- Serves: 4
- Cook Time: 30 minutes
- Prep Time: 15 minutes plus cooling time
- Effort: medium
- 4 egg yolks
- 30 g caster sugar
- 1 lemon, grated peel only
- 1 tsp vanilla essence
- 75 g rice or potato flour
- 600 ml milk
- butter, for greasing
For the Honey and Marsala sauce
- 100 ml marsala
- 3 tbsp clear honey
- 15 g butter
1. Beat the egg yolks and sugar together in a bowl until pale and fluffy.
2. Stir in the lemon peel and vanilla essence.
3. Gradually add the flour and milk and mix until smooth.
4. Pour the gnocchi mixture into a saucepan and cook over a low heat, stirring all the time, until the mixture has thickened and is quite firm.
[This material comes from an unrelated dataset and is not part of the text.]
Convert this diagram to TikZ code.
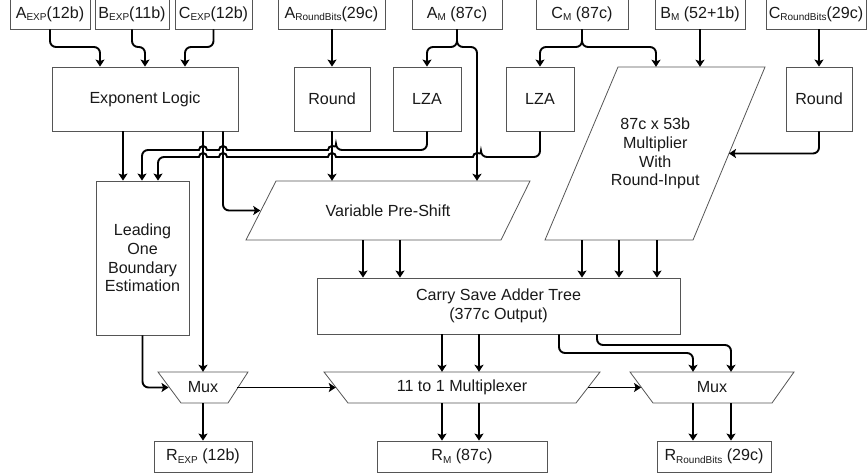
\documentclass[tikz,border=0pt]{standalone}
\usepackage{fontspec}
\setmainfont{Liberation Sans}
\usetikzlibrary{arrows.meta,calc}
\definecolor{boxgray}{RGB}{85,85,85}
\definecolor{inkblack}{RGB}{25,25,25}
\newcommand{\lo}[1]{\raisebox{-0.3ex}{\fontsize{10}{10}\selectfont #1}}

\begin{document}
\begin{tikzpicture}[x=1pt, y=-1pt,
    >={Stealth[length=7pt,width=9pt,inset=1.5pt]},
    every node/.style={font=\fontsize{16.1}{18.7}\selectfont, text=inkblack,
      inner sep=0pt, align=center},
    blk/.style={draw=boxgray, line width=0.8pt},
    shp/.style={draw=boxgray, line width=0.8pt},
    wire/.style={->, line width=1.9pt, rounded corners=6pt}]
  \useasboundingbox (0,0) rectangle (867,473);

  % Operand inputs
  \node[blk, minimum width=80pt, minimum height=30pt] (aexp) at (50,14) {A\lo{EXP}(12b)};
  \node[blk, minimum width=74pt, minimum height=30pt] (bexp) at (132,14) {B\lo{EXP}(11b)};
  \node[blk, minimum width=77pt, minimum height=30pt] (cexp) at (213.5,14) {C\lo{EXP}(12b)};
  \node[blk, minimum width=107pt, minimum height=30pt] (arb) at (331.5,14) {A\lo{RoundBits}(29c)};
  \node[blk, minimum width=90pt, minimum height=30pt] (am) at (457,14) {A\lo{M} (87c)};
  \node[blk, minimum width=92pt, minimum height=30pt] (cm) at (582,14) {C\lo{M} (87c)};
  \node[blk, minimum width=90pt, minimum height=30pt] (bm) at (700,14) {B\lo{M} (52+1b)};
  \node[blk, minimum width=100pt, minimum height=30pt] (crb) at (816,14) {C\lo{RoundBits}(29c)};

  % First stage
  \node[blk, minimum width=186pt, minimum height=64pt] (explog) at (145,99) {Exponent Logic};
  \node[blk, minimum width=76pt, minimum height=64pt] (rndA) at (332,99) {Round};
  \node[blk, minimum width=68pt, minimum height=64pt] (lzaA) at (427,99) {LZA};
  \node[blk, minimum width=68pt, minimum height=64pt] (lzaC) at (540,99) {LZA};
  \node[blk, minimum width=66pt, minimum height=64pt] (rndC) at (819,99) {Round};

  % Multiplier
  \draw[shp] (618,67) -- (765,67) -- (693,240) -- (545,240) -- cycle;
  \node[minimum width=147pt, minimum height=173pt] (mult) at (655.25,153.5)
    {87c x 53b\\Multiplier\\With\\Round-Input};

  % Shift and boundary estimation
  \node[blk, minimum width=93pt, minimum height=154pt] (lobe) at (142.5,258)
    {Leading\\One\\Boundary\\Estimation};
  \draw[shp] (276,181) -- (530,181) -- (501,240) -- (246,240) -- cycle;
  \node[minimum width=255pt, minimum height=59pt] (vps) at (388,210.5) {Variable Pre-Shift};

  % Adder tree
  \node[blk, minimum width=363pt, minimum height=56pt] (csa) at (498.5,306)
    {Carry Save Adder Tree\\(377c Output)};

  % Multiplexers
  \draw[shp] (158,372) -- (248,372) -- (228,403) -- (181,403) -- cycle;
  \node[minimum width=68.5pt, minimum height=31pt] (muxE) at (203,387.5) {Mux};
  \draw[shp] (324,372) -- (600,372) -- (576,403) -- (348,403) -- cycle;
  \node[minimum width=252pt, minimum height=31pt] (mux11) at (462,387.5) {11 to 1 Multiplexer};
  \draw[shp] (630,372) -- (794,372) -- (772,403) -- (653,403) -- cycle;
  \node[minimum width=141.5pt, minimum height=31pt] (muxR) at (712,387.5) {Mux};

  % Results
  \node[blk, minimum width=98pt, minimum height=31pt] (rexp) at (203,456.5) {R\lo{EXP} (12b)};
  \node[blk, minimum width=170pt, minimum height=31pt] (rm) at (462,456.5) {R\lo{M} (87c)};
  \node[blk, minimum width=114pt, minimum height=31pt] (rrb) at (714,456.5) {R\lo{RoundBits} (29c)};

  % Input wiring
  \draw[wire] (aexp.south) |- (100,47) -- (100,0 |- explog.north);
  \draw[wire] (bexp.south) |- (145,47) -- (145,0 |- explog.north);
  \draw[wire] (cexp.south) |- (185,47) -- (185,0 |- explog.north);
  \draw[wire] (rndA.north |- arb.south) -- (rndA.north);
  \draw[wire] (am.south) |- (lzaA.north |- 0,47) -- (lzaA.north);
  \draw[wire] (am.south) |- (477,47) -- (477,0 |- vps.north);
  \draw[wire] (cm.south) |- (lzaC.north |- 0,47) -- (lzaC.north);
  \draw[wire] (cm.south) |- (656,47) -- (656,0 |- mult.north);
  \draw[wire] (bm.south) -- (bm.south |- mult.north);
  \draw[wire] (rndC.north |- crb.south) -- (rndC.north);
  \draw[wire] (rndC.south) |- (mult.east);

  % Exponent logic outputs
  \draw[wire] (123,0 |- explog.south) -- (123,0 |- lobe.north);
  \draw[wire] (muxE.north |- explog.south) -- (muxE.north);
  \draw[wire] (223,0 |- explog.south) |- (vps.west);
  \draw[wire] (rndA.south) -- (rndA.south |- vps.north);

  % LZA buses (jumping over crossings)
  \draw[wire] (lzaA.south) |- (336,150) [sharp corners]
    arc[start angle=0, end angle=180, radius=4pt] -- (227,150)
    arc[start angle=0, end angle=180, radius=4pt] -- (207,150)
    arc[start angle=0, end angle=180, radius=4pt] [rounded corners=6pt]
    -- (142,150) -- (142,0 |- lobe.north);
  \draw[wire] (lzaC.south) |- (481,157) [sharp corners]
    arc[start angle=0, end angle=180, radius=4pt] -- (336,157)
    arc[start angle=0, end angle=180, radius=4pt] -- (227,157)
    arc[start angle=0, end angle=180, radius=4pt] -- (207,157)
    arc[start angle=0, end angle=180, radius=4pt] [rounded corners=6pt]
    -- (158,157) -- (158,0 |- lobe.north);

  % Into the adder tree
  \draw[wire] (363,0 |- vps.south) -- (363,0 |- csa.north);
  \draw[wire] (400,0 |- vps.south) -- (400,0 |- csa.north);
  \draw[wire] (582,0 |- mult.south) -- (582,0 |- csa.north);
  \draw[wire] (619,0 |- mult.south) -- (619,0 |- csa.north);
  \draw[wire] (657,0 |- mult.south) -- (657,0 |- csa.north);

  % Out of the adder tree
  \draw[wire] (442,0 |- csa.south) -- (442,0 |- mux11.north);
  \draw[wire] (479,0 |- csa.south) -- (479,0 |- mux11.north);
  \draw[wire] (559,0 |- csa.south) |- (693,353) -- (693,0 |- muxR.north);
  \draw[wire] (597,0 |- csa.south) |- (731,345) -- (731,0 |- muxR.north);

  % Select and results
  \draw[wire] (lobe.south) |- (muxE.west);
  \draw[wire] (muxE.east) -- (mux11.west);
  \draw[wire] (mux11.east) -- (muxR.west);
  \draw[wire] (muxE.south) -- (rexp.north);
  \draw[wire] (442,0 |- mux11.south) -- (442,0 |- rm.north);
  \draw[wire] (479,0 |- mux11.south) -- (479,0 |- rm.north);
  \draw[wire] (693,0 |- muxR.south) -- (693,0 |- rrb.north);
  \draw[wire] (731,0 |- muxR.south) -- (731,0 |- rrb.north);
\end{tikzpicture}
\end{document}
5. Ease the mixture out of the pan and spread it out to about 1-2cm thick on a marble, wooden or non-stick surface and leave it to cool.
6. Preheat the oven to 180C/gas 4 and grease a baking tray with a little butter.
7. Cut or pinch the cooled dough into whatever small shapes you like, such as circles or diamonds, and put them onto the prepared tray. Bake in the oven until the tops are beginning to turn brown.
8. For the Honey and Marsala sauce: combine the Marsala, honey and butter in a saucepan and heat gently until melted and thoroughly mixed.
9. To serve, pour the Honey and Marsala sauce over the warm gnocchi.